• _Given information_
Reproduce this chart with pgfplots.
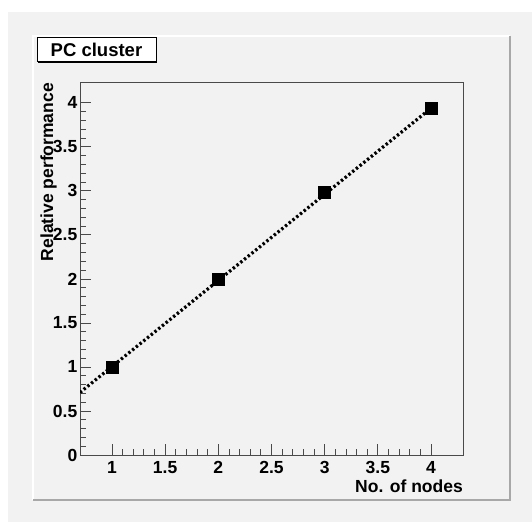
\documentclass[border=0pt]{standalone}
\usepackage{pgfplots}
\pgfplotsset{compat=1.18}
\usepackage{fontspec}
\setmainfont{Liberation Sans}
\definecolor{canvas}{HTML}{F2F2F2}
\definecolor{shadow}{HTML}{A8A8A8}
\definecolor{frame}{HTML}{4A4A4A}
\begin{document}
\begin{tikzpicture}[x=1pt,y=1pt]
  % canvas and pad (pixel grid, origin bottom left)
  \useasboundingbox (0,0) rectangle (532,522);
  \fill[white] (0,0) rectangle (532,522);
  \fill[canvas] (8,0) rectangle (532,510);
  \draw[white, line width=1.5pt] (33,22) -- (33,486) -- (510,486);
  \draw[shadow, line width=1.5pt] (33,22) -- (510,22) -- (510,486);

  \begin{axis}[
    at={(80pt,67pt)}, anchor=south west,
    scale only axis, width=383pt, height=372pt,
    xmin=0.7, xmax=4.3, ymin=0, ymax=4.225,
    xtick={1,1.5,2,2.5,3,3.5,4},
    ytick={0,0.5,1,1.5,2,2.5,3,3.5,4},
    minor tick num=4,
    xtick pos=bottom, ytick pos=left,
    tick align=inside,
    major tick length=11pt, minor tick length=6pt,
    tick style={frame, line width=0.8pt},
    axis line style={frame, line width=1pt},
    /pgf/number format/assume math mode=true,
    ticklabel style={font=\bfseries\fontsize{17.5}{17.5}\selectfont, inner sep=0pt},
    xticklabel style={yshift=-6pt},
    yticklabel style={xshift=-2.5pt},
    xlabel={No. of nodes},
    ylabel={Relative performance},
    label style={font=\bfseries\fontsize{17.5}{17.5}\selectfont, inner sep=0pt},
    xlabel style={at={(axis description cs:1,-0.065)}, anchor=north east},
    ylabel style={at={(axis description cs:-0.06,1)}, anchor=south east},
  ]
  % fitted line
  \addplot[black, line width=3.2pt, dash pattern=on 2.4pt off 2.4pt]
    coordinates {(0.7,0.71) (4,3.94)};
  % measured points
  \addplot[only marks, mark=square*, mark size=6pt, black]
    coordinates {(1,1) (2,2) (3,2.99) (4,3.94)};
  \end{axis}

  % title box
  \draw[black, fill=white, line width=1pt] (37,460) rectangle (156,484);
  \draw[black, line width=1.2pt] (38,459.5) -- (156.5,459.5) -- (156.5,483);
  \node[font=\bfseries\fontsize{18.5}{18.5}\selectfont] at (96.5,472) {PC cluster};
\end{tikzpicture}
\end{document}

• _Aim_
Reproduce the listing exactly. Leave its pictures out.

• _Correct response_
Reproduce this chart with pgfplots.
\documentclass[border=0pt]{standalone}
\usepackage{pgfplots}
\pgfplotsset{compat=1.18}
\usepackage{fontspec}
\setmainfont{Liberation Sans}
\definecolor{canvas}{HTML}{F2F2F2}
\definecolor{shadow}{HTML}{A8A8A8}
\definecolor{frame}{HTML}{4A4A4A}
\begin{document}
\begin{tikzpicture}[x=1pt,y=1pt]
  % canvas and pad (pixel grid, origin bottom left)
  \useasboundingbox (0,0) rectangle (532,522);
  \fill[white] (0,0) rectangle (532,522);
  \fill[canvas] (8,0) rectangle (532,510);
  \draw[white, line width=1.5pt] (33,22) -- (33,486) -- (510,486);
  \draw[shadow, line width=1.5pt] (33,22) -- (510,22) -- (510,486);

  \begin{axis}[
    at={(80pt,67pt)}, anchor=south west,
    scale only axis, width=383pt, height=372pt,
    xmin=0.7, xmax=4.3, ymin=0, ymax=4.225,
    xtick={1,1.5,2,2.5,3,3.5,4},
    ytick={0,0.5,1,1.5,2,2.5,3,3.5,4},
    minor tick num=4,
    xtick pos=bottom, ytick pos=left,
    tick align=inside,
    major tick length=11pt, minor tick length=6pt,
    tick style={frame, line width=0.8pt},
    axis line style={frame, line width=1pt},
    /pgf/number format/assume math mode=true,
    ticklabel style={font=\bfseries\fontsize{17.5}{17.5}\selectfont, inner sep=0pt},
    xticklabel style={yshift=-6pt},
    yticklabel style={xshift=-2.5pt},
    xlabel={No. of nodes},
    ylabel={Relative performance},
    label style={font=\bfseries\fontsize{17.5}{17.5}\selectfont, inner sep=0pt},
    xlabel style={at={(axis description cs:1,-0.065)}, anchor=north east},
    ylabel style={at={(axis description cs:-0.06,1)}, anchor=south east},
  ]
  % fitted line
  \addplot[black, line width=3.2pt, dash pattern=on 2.4pt off 2.4pt]
    coordinates {(0.7,0.71) (4,3.94)};
  % measured points
  \addplot[only marks, mark=square*, mark size=6pt, black]
    coordinates {(1,1) (2,2) (3,2.99) (4,3.94)};
  \end{axis}

  % title box
  \draw[black, fill=white, line width=1pt] (37,460) rectangle (156,484);
  \draw[black, line width=1.2pt] (38,459.5) -- (156.5,459.5) -- (156.5,483);
  \node[font=\bfseries\fontsize{18.5}{18.5}\selectfont] at (96.5,472) {PC cluster};
\end{tikzpicture}
\end{document}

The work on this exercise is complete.